Quando alguém comete um pecado, ele está sujeito a se quebrar, dilacerado e sem coragem. Se isso acontece, e como resultado, o pecador desmorona, ele não pode mais retornar. Todos os pecados podem ser retificados, mandamentos positivos e mandamentos negativos também; mas quando uma pessoa falha e desmorona, não há retificação.

Parashat Vayelekh não é otimista no sentido comum da palavra; não há demonstração de força e poder, cantos e gritos de alegria. Pelo contrário, está dito que “você irá se corromper”. Lemos isso antes e depois de Rosh HaShana, e significa que devemos ser capazes de continuar mesmo depois “você irá se corromper”.

Havia um tzadik que trabalhou como comerciante por muitos anos, e nos seus negócios experimentou altos e baixos. Ele dizia: “Se você perdeu nos negócios, você perdeu dinheiro; nada aconteceu. Mas se você perde a sua coragem, você perdeu tudo”.

Assim também, Parashat Vayelekh diz que se você cai ou não, mesmo se você se torna corrupto ou não, não importa o que aconteça na sua vida – “Seja forte e tenha boa coragem!”.

Quando cristãos estudam as fontes judaicas:

Papa: o pecador pode se tornar santo; o corrupto, não (homilia Casa Santa Marta 08/02/2018)
O Papa Francisco falou de Davi e Salomão e advertiu para os riscos do "enfraquecimento do coração". Davi é santo, mesmo que tenha sido um pecador. O grande Salomão é um corrupto e o Senhor o rejeitou.

De Salomão não conhecemos que tenha cometido grandes pecados, era sempre equilibrado, enquanto de Davi sabemos que teve uma vida difícil, que foi um pecador.
E mesmo assim Davi é santo e de Salomão se diz que o seu coração se “desviou do Senhor” para seguir outros deuses. Ele que havia sido louvado pelo Senhor quando pediu a prudência para governar ao invés das riquezas. Como se explica isso, se questionou o Papa. É porque Davi sabe que pecou e toda vez pede perdão, enquanto Salomão, de que todos falavam bem e que também a Rainha de Sabá quis encontrá-lo, tinha se afastado do Senhor, mas sem perceber.

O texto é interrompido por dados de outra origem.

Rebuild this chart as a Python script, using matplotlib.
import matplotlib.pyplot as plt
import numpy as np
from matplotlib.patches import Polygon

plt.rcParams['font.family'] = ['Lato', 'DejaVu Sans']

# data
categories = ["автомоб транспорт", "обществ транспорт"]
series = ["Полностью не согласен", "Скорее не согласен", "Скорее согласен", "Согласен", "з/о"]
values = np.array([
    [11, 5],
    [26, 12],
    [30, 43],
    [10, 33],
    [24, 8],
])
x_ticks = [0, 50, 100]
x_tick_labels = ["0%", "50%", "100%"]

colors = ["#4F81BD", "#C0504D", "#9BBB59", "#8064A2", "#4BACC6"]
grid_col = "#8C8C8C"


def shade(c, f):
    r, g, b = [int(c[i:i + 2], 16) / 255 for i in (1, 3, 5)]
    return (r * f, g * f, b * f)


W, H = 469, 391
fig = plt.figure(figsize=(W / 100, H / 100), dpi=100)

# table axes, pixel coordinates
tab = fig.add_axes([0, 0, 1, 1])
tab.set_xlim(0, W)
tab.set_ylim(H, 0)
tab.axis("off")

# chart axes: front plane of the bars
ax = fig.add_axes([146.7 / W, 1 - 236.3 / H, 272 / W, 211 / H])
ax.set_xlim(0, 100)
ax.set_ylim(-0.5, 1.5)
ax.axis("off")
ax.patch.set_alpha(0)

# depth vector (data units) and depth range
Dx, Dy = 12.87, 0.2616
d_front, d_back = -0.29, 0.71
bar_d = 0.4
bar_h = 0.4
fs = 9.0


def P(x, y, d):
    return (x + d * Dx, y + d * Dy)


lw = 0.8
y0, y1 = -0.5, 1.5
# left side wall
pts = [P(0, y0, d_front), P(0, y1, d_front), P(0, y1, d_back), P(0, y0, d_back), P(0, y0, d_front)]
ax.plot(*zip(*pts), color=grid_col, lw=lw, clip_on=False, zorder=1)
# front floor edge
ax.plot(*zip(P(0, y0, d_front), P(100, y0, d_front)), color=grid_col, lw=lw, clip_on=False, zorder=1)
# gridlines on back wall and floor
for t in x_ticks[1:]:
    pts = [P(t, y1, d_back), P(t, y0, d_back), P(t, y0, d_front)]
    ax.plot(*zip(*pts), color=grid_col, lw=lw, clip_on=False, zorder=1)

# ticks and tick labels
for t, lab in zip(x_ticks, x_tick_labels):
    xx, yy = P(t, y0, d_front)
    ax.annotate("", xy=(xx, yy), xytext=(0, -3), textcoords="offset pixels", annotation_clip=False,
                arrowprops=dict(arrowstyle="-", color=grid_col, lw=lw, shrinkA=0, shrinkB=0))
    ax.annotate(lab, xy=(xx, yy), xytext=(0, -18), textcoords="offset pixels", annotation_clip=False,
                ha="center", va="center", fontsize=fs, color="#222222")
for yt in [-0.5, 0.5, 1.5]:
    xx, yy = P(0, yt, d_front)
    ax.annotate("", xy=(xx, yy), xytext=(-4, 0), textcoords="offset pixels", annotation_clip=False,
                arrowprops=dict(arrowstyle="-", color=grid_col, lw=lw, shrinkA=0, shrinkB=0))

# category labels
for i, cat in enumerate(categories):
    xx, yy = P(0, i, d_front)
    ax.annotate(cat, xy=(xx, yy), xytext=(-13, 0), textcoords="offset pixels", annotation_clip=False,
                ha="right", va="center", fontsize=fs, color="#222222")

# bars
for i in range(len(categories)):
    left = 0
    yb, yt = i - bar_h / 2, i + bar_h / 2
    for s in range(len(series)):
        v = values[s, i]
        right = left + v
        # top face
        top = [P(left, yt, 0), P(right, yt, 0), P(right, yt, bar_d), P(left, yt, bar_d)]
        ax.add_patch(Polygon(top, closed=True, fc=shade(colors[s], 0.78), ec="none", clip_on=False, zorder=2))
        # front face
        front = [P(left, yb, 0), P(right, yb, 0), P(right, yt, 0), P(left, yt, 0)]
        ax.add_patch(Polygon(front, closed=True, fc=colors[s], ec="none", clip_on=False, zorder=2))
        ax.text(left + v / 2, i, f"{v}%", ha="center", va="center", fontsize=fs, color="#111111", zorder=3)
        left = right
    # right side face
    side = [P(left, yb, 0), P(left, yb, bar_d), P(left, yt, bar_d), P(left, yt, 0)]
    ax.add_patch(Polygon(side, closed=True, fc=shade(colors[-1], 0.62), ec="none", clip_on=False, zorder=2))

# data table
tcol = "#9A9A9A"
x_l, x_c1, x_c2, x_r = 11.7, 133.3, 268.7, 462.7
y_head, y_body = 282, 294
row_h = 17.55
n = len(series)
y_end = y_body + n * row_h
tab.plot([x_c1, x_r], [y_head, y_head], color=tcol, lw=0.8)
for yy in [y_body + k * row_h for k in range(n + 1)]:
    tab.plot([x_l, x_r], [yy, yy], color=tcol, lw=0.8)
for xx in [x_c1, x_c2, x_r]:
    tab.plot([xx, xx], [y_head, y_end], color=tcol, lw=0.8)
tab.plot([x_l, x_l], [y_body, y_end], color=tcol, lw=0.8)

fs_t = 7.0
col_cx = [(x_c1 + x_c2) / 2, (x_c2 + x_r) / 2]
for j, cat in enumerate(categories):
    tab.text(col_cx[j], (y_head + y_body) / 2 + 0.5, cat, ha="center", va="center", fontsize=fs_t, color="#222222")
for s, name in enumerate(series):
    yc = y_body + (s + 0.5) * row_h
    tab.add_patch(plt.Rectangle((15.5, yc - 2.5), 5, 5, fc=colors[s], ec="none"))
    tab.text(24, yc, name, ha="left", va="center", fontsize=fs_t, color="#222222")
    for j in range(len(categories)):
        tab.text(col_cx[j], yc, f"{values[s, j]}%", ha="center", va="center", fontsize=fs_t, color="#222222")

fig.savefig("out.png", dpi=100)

E aqui está o problema do enfraquecimento do coração. Quando o coração começa a se enfraquecer, não é como uma situação de pecado: você comete um pecado e percebe imediatamente: “Eu cometi este pecado”, é claro. O enfraquecimento do coração é um caminho lento, que escorrego pouco a pouco, pouco a pouco, pouco a pouco… E Salomão, adormecido na sua glória, na sua fama, começou a percorrer este caminho.

Paradoxalmente, “é melhor a clareza de um pecado do que o enfraquecimento do coração”, afirmou Francisco. O grande Rei Salomão “acabou corrupto: tranquilamente corrupto, porque seu coração tinha se enfraquecido.”

E um homem e uma mulher com o coração fraco, ou enfraquecido, é uma mulher, um homem derrotado. Este é o processo de muitos cristãos, muitos de nós. “Não, eu não cometo pecados graves.” Mas como é o seu coração? É forte? Permanece fiel ao Senhor ou você escorrega lentamente?

A homilia do Papa Francisco reforça ou contraria a explicação do Rabino Adin Steinsaltz sobre “Sê forte e tenha coragem” diante da frase de Moisés que “vocês irão se corromper”?